Find all the lines with "document" and gather them.

──────── Data shown

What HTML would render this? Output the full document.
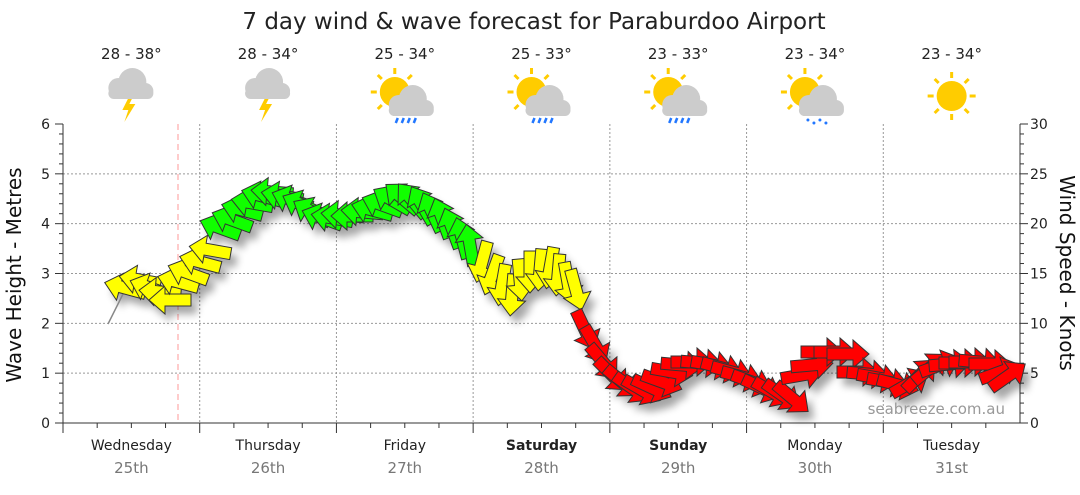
<!DOCTYPE html>
<html><head><meta charset="utf-8"><style>
body{margin:0;background:#fff;}
svg text{font-family:"DejaVu Sans","Liberation Sans",sans-serif;}
</style></head><body>
<svg id="s" width="1080" height="490" xmlns="http://www.w3.org/2000/svg">
<defs>
<filter id="sh" x="-20%" y="-20%" width="140%" height="160%"><feGaussianBlur stdDeviation="4"/></filter>
<g id="sun"><g stroke="#fc0" stroke-width="3"><line x1="0" y1="-24" x2="0" y2="-18"/><line x1="0" y1="24" x2="0" y2="18"/><line x1="-24" y1="0" x2="-18" y2="0"/><line x1="24" y1="0" x2="18" y2="0"/><line x1="-17" y1="-17" x2="-13" y2="-13"/><line x1="17" y1="17" x2="13" y2="13"/><line x1="-17" y1="17" x2="-13" y2="13"/><line x1="17" y1="-17" x2="13" y2="-13"/></g><circle r="15" fill="#fc0"/></g>
<g id="cloud" fill="#ccc"><circle cx="-9" cy="2" r="10"/><circle cx="5" cy="-4" r="14"/><circle cx="18" cy="5" r="8"/><rect x="-19" y="2" width="45" height="11" rx="5.5"/></g>
<g id="bolt"><polygon points="2,0 -5,14 1,14 -3,26 8,8 2,8 6,0" fill="#fc0"/></g>
</defs>
<text x="534" y="29" font-size="23" text-anchor="middle" fill="#222">7 day wind &amp; wave forecast for Paraburdoo Airport</text>
<g id="grid"></g>
<line x1="178" y1="124" x2="178" y2="423" stroke="#f99" stroke-dasharray="6,4"/>
<g id="shadow" filter="url(#sh)" opacity="0.35"></g>
<polyline points="108,324 124,292" stroke="#888" fill="none" stroke-width="1.5"/>
<g id="arrows" stroke="#333" stroke-width="1"></g>
<text x="1005" y="414" font-size="15" text-anchor="end" fill="#999">seabreeze.com.au</text>
<text transform="translate(21,275) rotate(-90)" font-size="20" text-anchor="middle" fill="#111">Wave Height - Metres</text>
<text transform="translate(1060,273) rotate(90)" font-size="20" text-anchor="middle" fill="#111">Wind Speed - Knots</text>
<g id="icons"></g>
</svg>
<script>
const NS="http://www.w3.org/2000/svg";
function el(p,t,a,txt){const e=document.createElementNS(NS,t);for(const k in a)e.setAttribute(k,a[k]);if(txt!==undefined)e.textContent=txt;p.appendChild(e);return e;}
const g=document.getElementById('grid');
const L=63,R=1020,T=124,B=423,dw=(R-L)/7;
for(let i=0;i<=6;i++){const y=B-i*(B-T)/6;
 if(i>0&&i<6)el(g,'line',{x1:L,x2:R,y1:y,y2:y,stroke:'#999','stroke-dasharray':'2,2'});
 el(g,'text',{x:50,y:y+5,'font-size':14,'text-anchor':'end',fill:'#222'},i);
 el(g,'text',{x:1030,y:y+5,'font-size':14,fill:'#222'},i*5);
 el(g,'line',{x1:L-8,x2:L,y1:y,y2:y,stroke:'#333'});el(g,'line',{x1:R,x2:R+8,y1:y,y2:y,stroke:'#333'});
 if(i<6)for(let m=1;m<5;m++){const yy=y-m*(B-T)/30;el(g,'line',{x1:L-4,x2:L,y1:yy,y2:yy,stroke:'#333'});el(g,'line',{x1:R,x2:R+4,y1:yy,y2:yy,stroke:'#333'});}
}
el(g,'line',{x1:L,x2:L,y1:T,y2:B,stroke:'#333'});el(g,'line',{x1:R,x2:R,y1:T,y2:B,stroke:'#333'});
el(g,'line',{x1:L,x2:R,y1:B,y2:B,stroke:'#333'});
const days=['Wednesday','Thursday','Friday','Saturday','Sunday','Monday','Tuesday'],dates=['25th','26th','27th','28th','29th','30th','31st'];
const temps=['28 - 38°','28 - 34°','25 - 34°','25 - 33°','23 - 33°','23 - 34°','23 - 34°'];
for(let d=0;d<7;d++){const x0=L+d*dw,cx=x0+dw/2;
 if(d>0)el(g,'line',{x1:x0,x2:x0,y1:T,y2:B,stroke:'#999','stroke-dasharray':'2,2'});
 el(g,'line',{x1:x0,x2:x0,y1:B,y2:B+10,stroke:'#333'});
 for(let m=1;m<4;m++){const xx=x0+m*dw/4;el(g,'line',{x1:xx,x2:xx,y1:B,y2:B+5,stroke:'#333'});}
 el(g,'text',{x:cx,y:450,'font-size':14,'text-anchor':'middle',fill:'#222','font-weight':(d==3||d==4)?'bold':'normal'},days[d]);
 el(g,'text',{x:cx,y:473,'font-size':15,'text-anchor':'middle',fill:'#777'},dates[d]);
 el(g,'text',{x:cx,y:59,'font-size':15,'text-anchor':'middle',fill:'#222'},temps[d]);
}
const ic=document.getElementById('icons');
for(let d=0;d<7;d++){const cx=L+d*dw+dw/2;
 if(d<2){el(ic,'use',{href:'#bolt',x:cx-4,y:96});el(ic,'use',{href:'#cloud',x:cx-4,y:86});}
 else if(d<6){el(ic,'use',{href:'#sun',x:cx-10,y:92});el(ic,'use',{href:'#cloud',x:cx+3,y:103});
  if(d<5){for(let k=0;k<4;k++)el(ic,'line',{x1:cx-7+k*6,y1:118,x2:cx-9+k*6,y2:123,stroke:'#27f','stroke-width':2.5});}
  else{for(let k=0;k<4;k++)el(ic,'circle',{cx:cx-7+k*6,cy:120+(k%2)*3,r:1.5,fill:'#27f'});}}
 else el(ic,'use',{href:'#sun',x:cx,y:96});
}
const Y='#ffff00',G='#11ff00',Rd='#ff0000';
const A=[
[125,288,195,Y],[140,280,190,Y],[150,288,200,Y],[160,292,185,Y],[170,300,180,Y],[178,282,195,Y],[188,273,200,Y],[200,262,195,Y],[210,250,190,Y],
[220,228,200,G],[232,220,200,G],[242,210,195,G],[252,203,190,G],[262,196,195,G],[272,192,185,G],[282,196,190,G],[292,200,200,G],[302,205,205,G],[312,212,210,G],[322,218,200,G],[332,218,190,G],[342,215,185,G],[352,216,180,G],[362,212,185,G],[372,210,195,G],[382,205,200,G],[392,200,210,G],[402,198,220,G],[412,200,230,G],[422,205,240,G],[432,212,245,G],[442,218,250,G],[452,228,250,G],[462,238,255,G],[470,245,260,G],
[482,262,105,Y],[492,275,110,Y],[502,285,100,Y],[512,295,95,Y],[520,280,85,Y],[530,272,90,Y],[540,270,95,Y],[550,268,100,Y],[558,275,95,Y],[568,283,80,Y],[576,290,75,Y],
[585,330,65,Rd],[595,345,60,Rd],[603,362,50,Rd],[612,375,45,Rd],[622,382,40,Rd],[632,388,35,Rd],[642,390,30,Rd],[652,388,25,Rd],[662,382,20,Rd],[672,372,10,Rd],[682,365,5,Rd],[692,362,0,Rd],[702,363,5,Rd],[712,365,10,Rd],[722,368,15,Rd],[732,372,15,Rd],[742,377,15,Rd],[752,382,20,Rd],[762,388,25,Rd],[772,392,30,Rd],[782,395,35,Rd],[792,398,40,Rd],[802,375,-10,Rd],[812,365,-5,Rd],[822,352,0,Rd],[835,352,0,Rd],[848,354,0,Rd],[858,372,0,Rd],[868,374,5,Rd],[878,378,10,Rd],[888,382,10,Rd],[898,385,15,Rd],[910,383,-30,Rd],[920,375,-45,Rd],[930,368,-40,Rd],[940,365,-20,Rd],[950,364,-5,Rd],[960,363,0,Rd],[970,362,0,Rd],[980,362,5,Rd],[990,364,0,Rd],[1000,372,-20,Rd],[1008,376,-35,Rd]];
const pts="-21,-6 5,-6 5,-14 21,0 5,14 5,6 -21,6";
const sh=document.getElementById('shadow'),ar=document.getElementById('arrows');
for(const [x,y,a,c] of A){
 el(sh,'polygon',{points:pts,transform:`translate(${x+6},${y+8}) rotate(${a})`,fill:'#000'});
 el(ar,'polygon',{points:pts,transform:`translate(${x},${y}) rotate(${a})`,fill:c});
}
</script>
</body></html>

────────────────

▸ Written response
What HTML would render this? Output the full document.
function el(p,t,a,txt){const e=document.createElementNS(NS,t);for(const k in a)e.setAttribute(k,a[k]);if(txt!==undefined)e.textContent=txt;p.appendChild(e);return e;}
const g=document.getElementById('grid');
const ic=document.getElementById('icons');
const sh=document.getElementById('shadow'),ar=document.getElementById('arrows');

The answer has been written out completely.